The blunder of biases

October 2012 » Columns » SEARCH SAVVY
Jeremy Clarke

In more than 15 years of recruiting, I've realized that the values of a firm are made evident, to a significant extent, by the attributes they seek for, and ascribe worth to, in evaluating candidates and selecting employees. The virtue of a firm is directly proportionate to the attributes held most dear in prospective employees, assuming all other technical requirements for a given position are met.

It is a worthwhile examination of one's self to ask, "Do I find myself leaning significantly toward external preferences in my selection of a candidate?" A "yes" answer is, of course, an honest answer. The question then becomes, knowing that you and I are stricken with this predisposition for external biases, how do we mitigate it in our selection process? How do I set forth an objective, equitable selection process? It's not my intention to offer some corrective methodology (Do you really need another methodology?); let me just appeal to some basic human mutual sensibilities.

Inequity in selection is illegal – U.S. Labor Department guidelines render it illegal to discriminate against candidates/applicants on the basis of race, color, religion, sex, age, national origin, etc.
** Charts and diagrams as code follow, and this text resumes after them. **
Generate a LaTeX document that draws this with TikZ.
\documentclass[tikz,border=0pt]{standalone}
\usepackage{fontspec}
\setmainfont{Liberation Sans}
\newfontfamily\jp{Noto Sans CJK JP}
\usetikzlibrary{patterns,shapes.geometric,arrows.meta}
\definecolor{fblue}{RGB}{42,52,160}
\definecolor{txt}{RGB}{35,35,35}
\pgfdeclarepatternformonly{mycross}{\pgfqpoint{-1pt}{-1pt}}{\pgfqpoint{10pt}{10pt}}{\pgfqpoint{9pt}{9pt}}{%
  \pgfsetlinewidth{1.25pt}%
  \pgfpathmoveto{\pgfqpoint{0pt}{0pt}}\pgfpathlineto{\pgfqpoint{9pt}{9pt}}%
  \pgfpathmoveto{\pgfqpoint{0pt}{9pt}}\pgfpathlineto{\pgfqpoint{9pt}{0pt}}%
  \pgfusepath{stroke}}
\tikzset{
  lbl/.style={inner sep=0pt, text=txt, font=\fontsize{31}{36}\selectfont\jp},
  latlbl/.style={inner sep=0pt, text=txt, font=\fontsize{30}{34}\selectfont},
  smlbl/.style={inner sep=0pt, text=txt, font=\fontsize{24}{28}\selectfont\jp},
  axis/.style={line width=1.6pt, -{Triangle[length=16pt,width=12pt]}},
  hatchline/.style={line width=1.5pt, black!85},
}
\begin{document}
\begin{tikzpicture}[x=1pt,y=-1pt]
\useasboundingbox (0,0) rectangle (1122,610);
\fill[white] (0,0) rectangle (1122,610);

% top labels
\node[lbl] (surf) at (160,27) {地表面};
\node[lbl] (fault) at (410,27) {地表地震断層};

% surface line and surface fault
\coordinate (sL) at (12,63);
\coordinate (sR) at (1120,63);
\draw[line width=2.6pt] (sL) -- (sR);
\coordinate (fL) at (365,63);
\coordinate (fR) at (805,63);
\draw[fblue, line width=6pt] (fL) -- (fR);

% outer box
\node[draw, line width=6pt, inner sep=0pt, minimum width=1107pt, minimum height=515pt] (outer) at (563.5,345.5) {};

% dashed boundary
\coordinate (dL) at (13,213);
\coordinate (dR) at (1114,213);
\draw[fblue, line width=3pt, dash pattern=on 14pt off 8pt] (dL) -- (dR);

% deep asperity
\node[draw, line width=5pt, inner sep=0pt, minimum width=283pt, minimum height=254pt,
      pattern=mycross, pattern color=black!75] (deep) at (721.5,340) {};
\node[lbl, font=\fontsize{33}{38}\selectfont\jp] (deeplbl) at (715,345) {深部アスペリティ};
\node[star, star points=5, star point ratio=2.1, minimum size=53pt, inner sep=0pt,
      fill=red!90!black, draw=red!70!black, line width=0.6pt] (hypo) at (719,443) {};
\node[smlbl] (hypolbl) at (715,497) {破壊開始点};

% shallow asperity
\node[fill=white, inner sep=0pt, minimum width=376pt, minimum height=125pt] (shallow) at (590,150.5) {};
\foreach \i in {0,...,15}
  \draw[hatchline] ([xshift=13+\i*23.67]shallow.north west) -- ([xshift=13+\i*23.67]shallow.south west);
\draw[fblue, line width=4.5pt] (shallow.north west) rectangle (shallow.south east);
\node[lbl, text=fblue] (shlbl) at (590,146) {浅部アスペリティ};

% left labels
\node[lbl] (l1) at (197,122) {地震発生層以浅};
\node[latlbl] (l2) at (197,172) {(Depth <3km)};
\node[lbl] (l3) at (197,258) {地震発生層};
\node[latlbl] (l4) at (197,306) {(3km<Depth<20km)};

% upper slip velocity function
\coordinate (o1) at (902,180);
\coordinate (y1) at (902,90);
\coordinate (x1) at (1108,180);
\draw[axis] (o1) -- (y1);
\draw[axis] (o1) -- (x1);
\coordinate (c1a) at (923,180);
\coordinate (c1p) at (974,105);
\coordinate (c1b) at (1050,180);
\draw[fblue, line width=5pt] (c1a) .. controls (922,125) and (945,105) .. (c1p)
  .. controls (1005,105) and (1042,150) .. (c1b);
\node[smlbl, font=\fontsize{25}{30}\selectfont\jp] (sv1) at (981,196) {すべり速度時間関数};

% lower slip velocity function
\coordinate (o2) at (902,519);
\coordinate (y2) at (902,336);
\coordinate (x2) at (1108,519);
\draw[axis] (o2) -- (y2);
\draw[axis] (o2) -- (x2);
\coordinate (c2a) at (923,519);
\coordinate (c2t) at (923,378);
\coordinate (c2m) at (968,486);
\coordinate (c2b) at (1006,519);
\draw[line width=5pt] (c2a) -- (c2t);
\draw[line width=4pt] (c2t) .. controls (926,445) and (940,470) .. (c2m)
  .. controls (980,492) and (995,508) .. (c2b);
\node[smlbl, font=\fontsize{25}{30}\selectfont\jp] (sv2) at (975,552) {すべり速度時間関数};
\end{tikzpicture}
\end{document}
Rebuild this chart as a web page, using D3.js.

Anyone who has been hiring for any length of time is familiar with this mandate. I'm not so naïve as to suggest that a legal proclamation is going to bring about hiring reform. If there is anything that characterizes the human experience, it is that you simply cannot legislate morality. So I'll make another appeal.

Inequity in selection is a strategic blunder – A predisposition toward/against external attributes will eventually negatively affect your firm's position and performance. I've worked with firms that have made statements like this regarding a search: "We'd like you to find us a principal – someone who is female, attractive, 30 to 40 years of age, and preferably not Caucasian." The reason for these preferences rests in the hope that these external characteristics will somehow bring added merit to the firm by virtue of the more pleasing or relevant "presence" the employee will bring to would-be clients.
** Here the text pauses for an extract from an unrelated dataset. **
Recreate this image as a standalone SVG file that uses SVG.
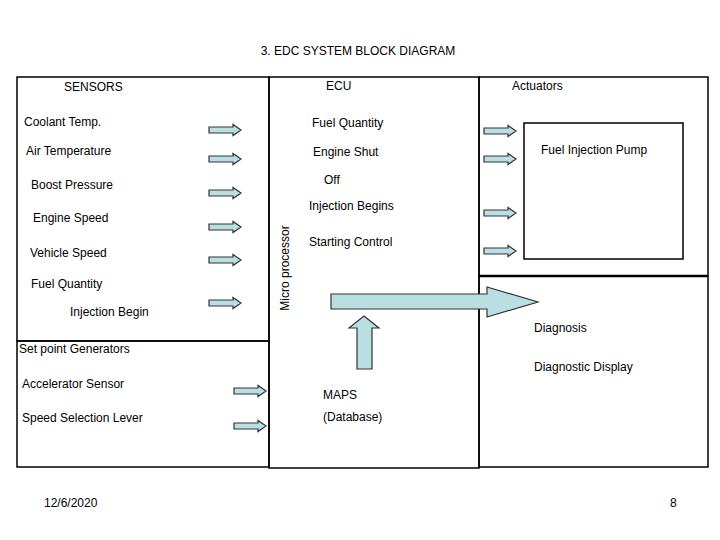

But consider the ramifications of this: When a firm limits the scope of candidates to those possessing these non-essential characteristics, what they have in essence predetermined is that external merit weighs more heavily than professional/personal merit, and in doing so they radically diminish the available candidate pool to choose from, and consequently, forfeit candidates who may have brought the strongest professional/technical merit to the opportunity.

Take a moment to review one of your position descriptions. What are the key characteristics stipulated? Do they represent the long-term, strategic interests of your firm? Do they express your firm's conviction that competitive candidates should bring the necessary competencies that ultimately serve to progress your firm's position and performance in the marketplace? Of course they do! Then why would you preeminently screen and select candidates by way of subordinate and lesser external characteristics? Why aren't the key professional competencies of the position the preeminent focus of your search? You only limit your firm's performance potential when you introduce this kind of bias into your search.

There's nothing wrong with having diversity initiatives. In fact, in many cases (Federal contracts) the government mandates it. Further, there may be some practical interests associated with, for example, preferring a female over a male, or vice-versa. We're talking about something else entirely different here. A search begins, candidates begin hitting the radar, and are immediately viewed through the grid of some external bias and subsequently dismissed. In most cases, the firm is totally ignorant of the candidate's ability because they never even engaged the candidate in a discussion. Who suffers? You could argue that the candidate suffers, but if they're a strong candidate, a smarter competitor firm that does not share your biases will scoop them up. So, ultimately your firm suffers because you've deferred advantage to your competition by forfeiting the superior candidate – inequitable, immoral, and just plain dumb.

Commit to focusing on key competencies and your hiring accuracy, your reputation in the marketplace, and your conscience will all improve. Furthermore, you'll send a clear message to your employees concerning your firm's integrity. The values of a firm are made evident, to a significant extent, by the attributes they seek for, and ascribe worth to, in evaluating candidates and selecting employees.